We’re happy to announce an integration with PagerDuty from within Plumbr. The integration is expected to help connect data collected by Plumbr seamlessly into workflows configured within PagerDuty. Degradations in user experience are flagged by Plumbr and are then handed off as incidents to PagerDuty, which helps complete the incident management lifecycle.
The primary drivers of value that Plumbr provides are:
- The ability to quantify degradation in user experience.
- Root-cause analysis that pinpoints the source of the incident.
- Attaching relevant traces and metrics to complete context.

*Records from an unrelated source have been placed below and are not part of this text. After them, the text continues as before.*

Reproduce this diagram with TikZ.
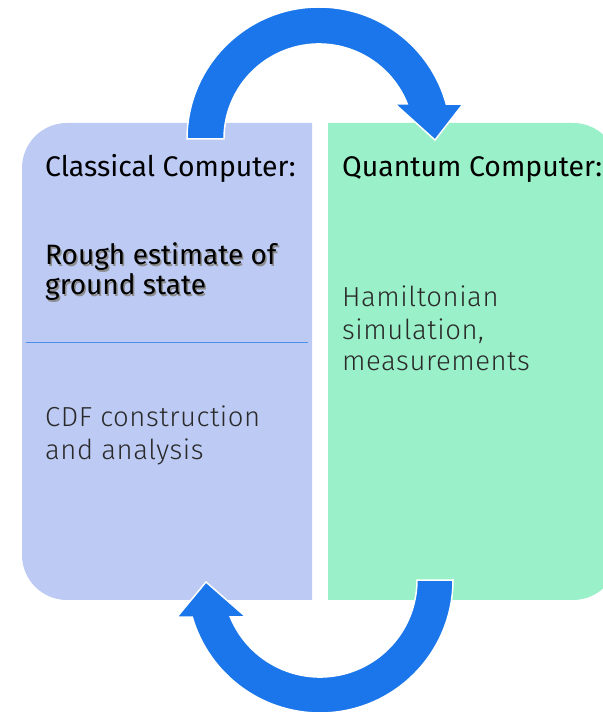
\documentclass[tikz,border=0pt]{standalone}
\usepackage{fontspec}
\setmainfont{Fira Sans}
\newfontfamily\lightfont{Fira Sans Light}[LetterSpace=2]
\definecolor{arrowblue}{HTML}{1A76EA}
\definecolor{classbox}{HTML}{BCCAF4}
\definecolor{quantbox}{HTML}{9AF0C8}
\definecolor{divline}{HTML}{4A90E8}
\definecolor{bodytext}{HTML}{2A2A2A}
\tikzset{
  boxfill/.style={fill=#1, draw=none},
  bigarrow/.style={fill=arrowblue, draw=white, line width=1.5pt, line join=miter},
  headtext/.style={anchor=base west, inner sep=0pt, font=\fontsize{28.4}{31}\selectfont, text=black},
  bodytxt/.style={anchor=base west, inner sep=0pt, font=\lightfont\fontsize{27.5}{32}\selectfont, text=bodytext},
  shadowtxt/.style={anchor=base west, inner sep=0pt, font=\fontsize{28}{31}\selectfont, text=black!45},
}
\begin{document}
\begin{tikzpicture}[x=1pt,y=1pt]
\clip (0,0) rectangle (603,716);
\useasboundingbox (0,0) rectangle (603,716);
% boxes
\path[boxfill=classbox] (312,116) -- (67,116) arc[start angle=270,end angle=180,radius=45] -- (22,548) arc[start angle=180,end angle=90,radius=45] -- (312,593) -- cycle;
\path[boxfill=quantbox] (328,116) -- (573,116) arc[start angle=270,end angle=360,radius=45] -- (618,548) arc[start angle=0,end angle=90,radius=45] -- (328,593) -- cycle;
\coordinate (dl) at (26,374);
\coordinate (dr) at (308,374);
\draw[divline, line width=0.9pt] (dl) -- (dr);
% top arrow, centre (319,577)
\path[bigarrow] (187,577) arc[start angle=180,end angle=15.3,radius=132]
  -- (463,612) -- (435,576) -- (395,612) -- (319+88.3,612)
  arc[start angle=21.6,end angle=180,radius=95] -- cycle;
% bottom arrow, centre (320,136)
\path[bigarrow] (453,136) arc[start angle=0,end angle=-163.8,radius=133]
  -- (177,99) -- (206,134) -- (246,99) -- (320-89.7,99)
  arc[start angle=-157.6,end angle=0,radius=97] -- cycle;
% texts
\node[headtext] (ch) at (45,539) {Classical Computer:};
\node[headtext] (qh) at (342,539) {Quantum Computer:};
\node[shadowtxt] at (46.5,449.5) {Rough estimate of};
\node[shadowtxt] at (46.5,419.5) {ground state};
\node[headtext, font=\fontsize{28}{31}\selectfont] (r1) at (45,451) {Rough estimate of};
\node[headtext, font=\fontsize{28}{31}\selectfont] (r2) at (45,421) {ground state};
\node[bodytxt] (h1) at (342,409) {Hamiltonian};
\node[bodytxt] (h2) at (342,376) {simulation,};
\node[bodytxt] (h3) at (342,345) {measurements};
\node[bodytxt] (c1) at (45,289) {CDF construction};
\node[bodytxt] (c2) at (45,256) {and analysis};
\end{tikzpicture}
\end{document}
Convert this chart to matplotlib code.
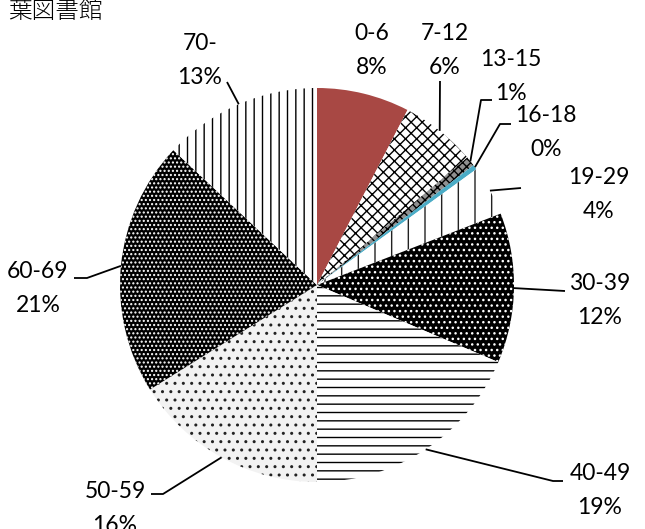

The integration with PagerDuty helps engineering teams receive alerts about two kinds of degradation:
- Availability issues
- Latency issues
For availability issues, alert policies are created in Plumbr by defining a threshold of ‘rolling error rate’. For example, you can specify “Send an alert to PagerDuty when 3 out of the last 100 transactions fail”. This will help trigger an alert on PagerDuty. Responders, who are responsible for a web application, will then be notified every time the above criterion is met. The complete incident lifecycle is then managed via PagerDuty. By combining incident information with impact, Plumbr helps prioritize work, communicate failure, and improve overall digital user experience.
Latency issues are an important segment of degradations in user experience. When web applications become too slow for users, your engineering teams can receive alerts as well. For example, you can set an alert as follows: “If the median latency on the interactions of the Sales Reporting module in the last 30 minutes exceeds 3000 milliseconds, provided there have been 20 interactions, send out an alert via PagerDuty”. This will cause responders to get an alert when there is a non-trivial amount of usage and an actual instance of poor experience for users.
This form of quantified and meaningful alerting adds tremendous value to how engineering teams work with incidents. Thanks to the sophisticated monitoring data gathered by Plumbr and the incident management workflows enabled with PagerDuty, engineers can experience truly mature digital operations management.